Nothing but the lines from the top of the data to the line holding "minimum width=357pt, minimum" should be printed, word for word and both ends included; leave the pictures out.
*** Collected material
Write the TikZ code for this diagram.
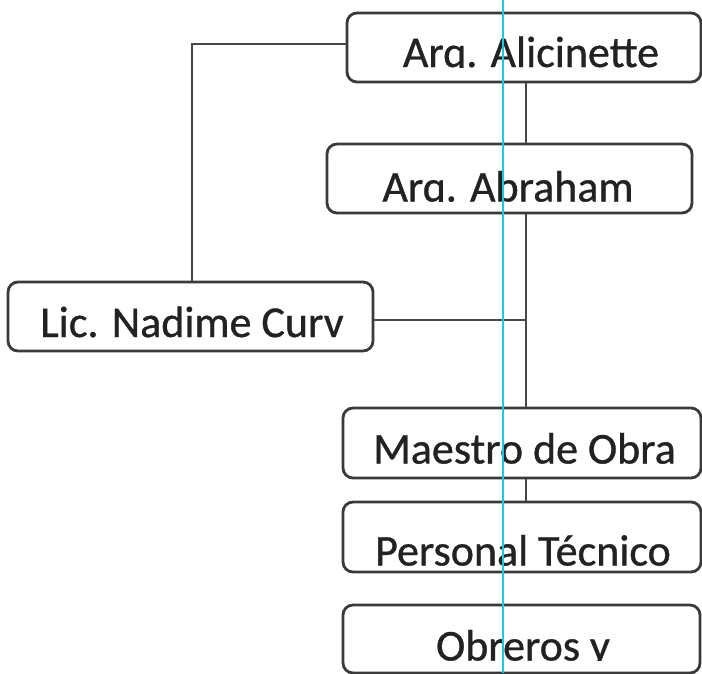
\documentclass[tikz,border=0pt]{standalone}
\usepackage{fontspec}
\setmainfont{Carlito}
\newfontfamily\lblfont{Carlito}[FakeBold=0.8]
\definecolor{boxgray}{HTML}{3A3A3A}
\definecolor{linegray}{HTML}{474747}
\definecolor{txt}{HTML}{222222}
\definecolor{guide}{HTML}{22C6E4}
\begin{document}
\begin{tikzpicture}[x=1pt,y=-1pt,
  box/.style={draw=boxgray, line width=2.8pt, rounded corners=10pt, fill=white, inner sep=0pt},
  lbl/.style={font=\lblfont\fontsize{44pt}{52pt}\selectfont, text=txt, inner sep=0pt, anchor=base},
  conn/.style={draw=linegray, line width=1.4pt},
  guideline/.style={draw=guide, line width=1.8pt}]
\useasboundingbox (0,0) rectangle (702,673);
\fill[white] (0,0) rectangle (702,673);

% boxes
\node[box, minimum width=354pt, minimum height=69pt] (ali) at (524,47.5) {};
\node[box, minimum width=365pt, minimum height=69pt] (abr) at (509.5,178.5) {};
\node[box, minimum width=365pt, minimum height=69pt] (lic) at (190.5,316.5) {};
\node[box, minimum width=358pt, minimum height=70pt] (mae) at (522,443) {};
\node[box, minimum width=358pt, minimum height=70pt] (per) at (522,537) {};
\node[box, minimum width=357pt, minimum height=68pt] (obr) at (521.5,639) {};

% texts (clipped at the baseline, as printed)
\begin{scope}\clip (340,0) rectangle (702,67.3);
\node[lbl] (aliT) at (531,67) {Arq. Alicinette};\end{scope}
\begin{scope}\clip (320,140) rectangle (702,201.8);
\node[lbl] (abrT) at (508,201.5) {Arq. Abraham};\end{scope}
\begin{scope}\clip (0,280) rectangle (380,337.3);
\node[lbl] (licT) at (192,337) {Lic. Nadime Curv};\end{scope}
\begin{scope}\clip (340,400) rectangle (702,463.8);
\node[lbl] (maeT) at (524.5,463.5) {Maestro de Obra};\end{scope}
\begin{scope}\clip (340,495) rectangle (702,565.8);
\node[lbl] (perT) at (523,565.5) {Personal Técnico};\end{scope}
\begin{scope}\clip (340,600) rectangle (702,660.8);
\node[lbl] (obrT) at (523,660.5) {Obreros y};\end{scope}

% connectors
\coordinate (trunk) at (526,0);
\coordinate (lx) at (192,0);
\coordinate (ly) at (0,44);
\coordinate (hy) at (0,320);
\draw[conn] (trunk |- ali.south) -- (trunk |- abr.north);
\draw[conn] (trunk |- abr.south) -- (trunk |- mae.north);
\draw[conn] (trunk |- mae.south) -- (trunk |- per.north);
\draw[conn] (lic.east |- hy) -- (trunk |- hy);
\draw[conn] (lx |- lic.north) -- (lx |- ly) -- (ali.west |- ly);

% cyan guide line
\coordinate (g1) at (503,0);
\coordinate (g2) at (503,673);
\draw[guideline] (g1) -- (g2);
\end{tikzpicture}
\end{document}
******
## Worked answer
Write the TikZ code for this diagram.
\documentclass[tikz,border=0pt]{standalone}
\usepackage{fontspec}
\setmainfont{Carlito}
\newfontfamily\lblfont{Carlito}[FakeBold=0.8]
\definecolor{boxgray}{HTML}{3A3A3A}
\definecolor{linegray}{HTML}{474747}
\definecolor{txt}{HTML}{222222}
\definecolor{guide}{HTML}{22C6E4}
\begin{document}
\begin{tikzpicture}[x=1pt,y=-1pt,
  box/.style={draw=boxgray, line width=2.8pt, rounded corners=10pt, fill=white, inner sep=0pt},
  lbl/.style={font=\lblfont\fontsize{44pt}{52pt}\selectfont, text=txt, inner sep=0pt, anchor=base},
  conn/.style={draw=linegray, line width=1.4pt},
  guideline/.style={draw=guide, line width=1.8pt}]
\useasboundingbox (0,0) rectangle (702,673);
\fill[white] (0,0) rectangle (702,673);

% boxes
\node[box, minimum width=354pt, minimum height=69pt] (ali) at (524,47.5) {};
\node[box, minimum width=365pt, minimum height=69pt] (abr) at (509.5,178.5) {};
\node[box, minimum width=365pt, minimum height=69pt] (lic) at (190.5,316.5) {};
\node[box, minimum width=358pt, minimum height=70pt] (mae) at (522,443) {};
\node[box, minimum width=358pt, minimum height=70pt] (per) at (522,537) {};
\node[box, minimum width=357pt, minimum height=68pt] (obr) at (521.5,639) {};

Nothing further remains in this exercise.